Sensor-based testing

Supported

Not supported

Platform

Mostly Android

Mostly iOS

Speed

Slower

Faster

Debugging support

Deep integration

Moderate integration

Remember, neither tool is universally better. It depends on what you're testing and how you prioritize accuracy vs speed.

So Where Does Quash Come In?

Quash helps QA teams make smarter decisions about where and how to test. If you're running automated mobile tests and want to balance accuracy with speed, Quash allows you to route tests to the most appropriate environment be it an emulator, a simulator, or a real device in the cloud.

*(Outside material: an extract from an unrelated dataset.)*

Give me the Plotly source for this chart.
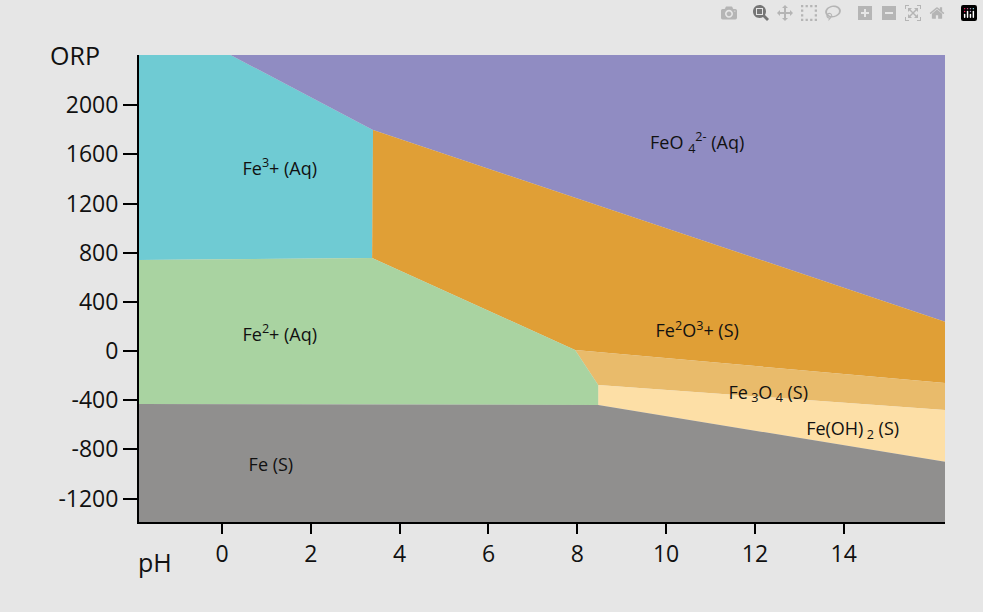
import plotly.graph_objects as go

# Region polygons (pH, ORP mV)
regions = {
    "Fe3+": ([-1.87, 0.18, 3.40, 3.38, -1.87], [2410, 2410, 1798, 757, 740], "#6fcbd3"),
    "FeO4": ([0.18, 16.3, 16.3, 3.40], [2410, 2410, 236, 1798], "#908cc2"),
    "Fe2O3": ([3.40, 16.3, 16.3, 7.95, 3.38], [1798, 236, -260, 8, 757], "#e09f36"),
    "Fe3O4": ([7.95, 16.3, 16.3, 8.47], [8, -260, -480, -277], "#e9bb6b"),
    "FeOH2": ([8.47, 16.3, 16.3, 8.47], [-277, -480, -903, -439], "#fddfa6"),
    "Fe2+": ([-1.87, 3.38, 7.95, 8.47, 8.47, -1.87], [740, 757, 8, -277, -439, -431], "#a9d3a1"),
    "Fe": ([-1.87, 8.47, 16.3, 16.3, -1.87], [-431, -439, -903, -1400, -1400], "#908f8e"),
}
label_x = [1.3, 10.7, 10.7, 1.3, 12.3, 14.2, 1.1]
label_y = [1470, 1680, 150, 120, -350, -650, -940]
label_text = ["Fe<sup>3</sup>+ (Aq)", "FeO <sub>4</sub><sup>2-</sup> (Aq)", "Fe<sup>2</sup>O<sup>3</sup>+ (S)",
              "Fe<sup>2</sup>+ (Aq)", "Fe<sub> 3</sub>O<sub> 4</sub> (S)", "Fe(OH)<sub> 2</sub> (S)", "Fe (S)"]
x_ticks = [0, 2, 4, 6, 8, 10, 12, 14]
y_ticks = [2000, 1600, 1200, 800, 400, 0, -400, -800, -1200]
y_ticktext = ["2000", "1600", "1200", "800", "400", "0", "-400", "-800", "-1200"]

fig = go.Figure()
for name, (xs, ys, c) in regions.items():
    fig.add_trace(go.Scatter(x=xs, y=ys, fill="toself", fillcolor=c, mode="lines",
                             line=dict(width=0, color=c), hoverinfo="skip", showlegend=False))
fig.add_trace(go.Scatter(x=label_x, y=label_y, text=label_text, mode="text",
                         textfont=dict(size=18, color="#111", family="Open Sans"), showlegend=False))
fig.update_layout(
    width=983, height=612, paper_bgcolor="#e6e6e6", plot_bgcolor="#e6e6e6",
    margin=dict(l=139, r=38, t=55, b=90), font=dict(family="Open Sans", color="#111"),
    xaxis=dict(range=[-1.87, 16.28], tickvals=x_ticks, ticks="outside", ticklen=10, tickwidth=2,
               showline=True, linecolor="black", linewidth=2, showgrid=False, zeroline=False,
               tickfont=dict(size=23), tickcolor="black"),
    yaxis=dict(range=[-1391, 2408], tickvals=y_ticks, ticktext=y_ticktext, ticks="outside",
               ticklen=14, tickwidth=2, showline=True, linecolor="black", linewidth=2,
               showgrid=False, zeroline=False, tickfont=dict(size=23), tickcolor="black",
               ticklabelstandoff=0),
    annotations=[
        dict(text="ORP", x=-0.08, y=1.0, xref="paper", yref="paper", showarrow=False,
             font=dict(size=25), xanchor="center", yanchor="middle"),
        dict(text="pH", x=0.02, y=-0.085, xref="paper", yref="paper", showarrow=False,
             font=dict(size=25), xanchor="center", yanchor="middle"),
    ],
)
fig.write_html("out.html")
with open("out.html", encoding="utf-8") as f:
    html = f.read()
html = html.replace("<head>", "<head><style>html,body{margin:0;padding:0;background:#e6e6e6}</style>", 1)
with open("out.html", "w", encoding="utf-8") as f:
    f.write(html)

Let’s say your UI tests can comfortably run on a simulator without losing accuracy. Great. Quash can help you push those through quickly to reduce feedback time. But when you're testing geolocation features, camera interactions, or performance under load, Quash gives you the flexibility to shift those tests to real devices or hardware-accurate emulators.

By using AI-driven insights and dynamic test orchestration, Quash takes the guesswork out of environment selection. You stay focused on writing better tests, and your pipeline stays reliable without bottlenecks or false positives.

Choose the Right Tool for the Job

In mobile testing, shortcuts almost always come back to bite you. Testing on a simulator when your feature depends on hardware is like testing a car’s brakes in a video game. It might look right, but you’ll only know if it feels right once you try the real thing.

That doesn’t mean simulators are bad, they're just designed for a different job. Use them to move fast and get early feedback. Use emulators when accuracy is critical. And when it’s time to validate real-world performance or sensor behavior, bring in real devices.

The smartest QA teams in 2025 aren’t just writing tests. They’re thinking critically about where those tests run and why that choice matters.

If you’re building a mobile testing strategy that scales, make environment selection a core part of your QA process. And if you’re using Quash, let the platform handle the heavy lifting of test orchestration so your team can focus on what really matters, catching bugs before your users do.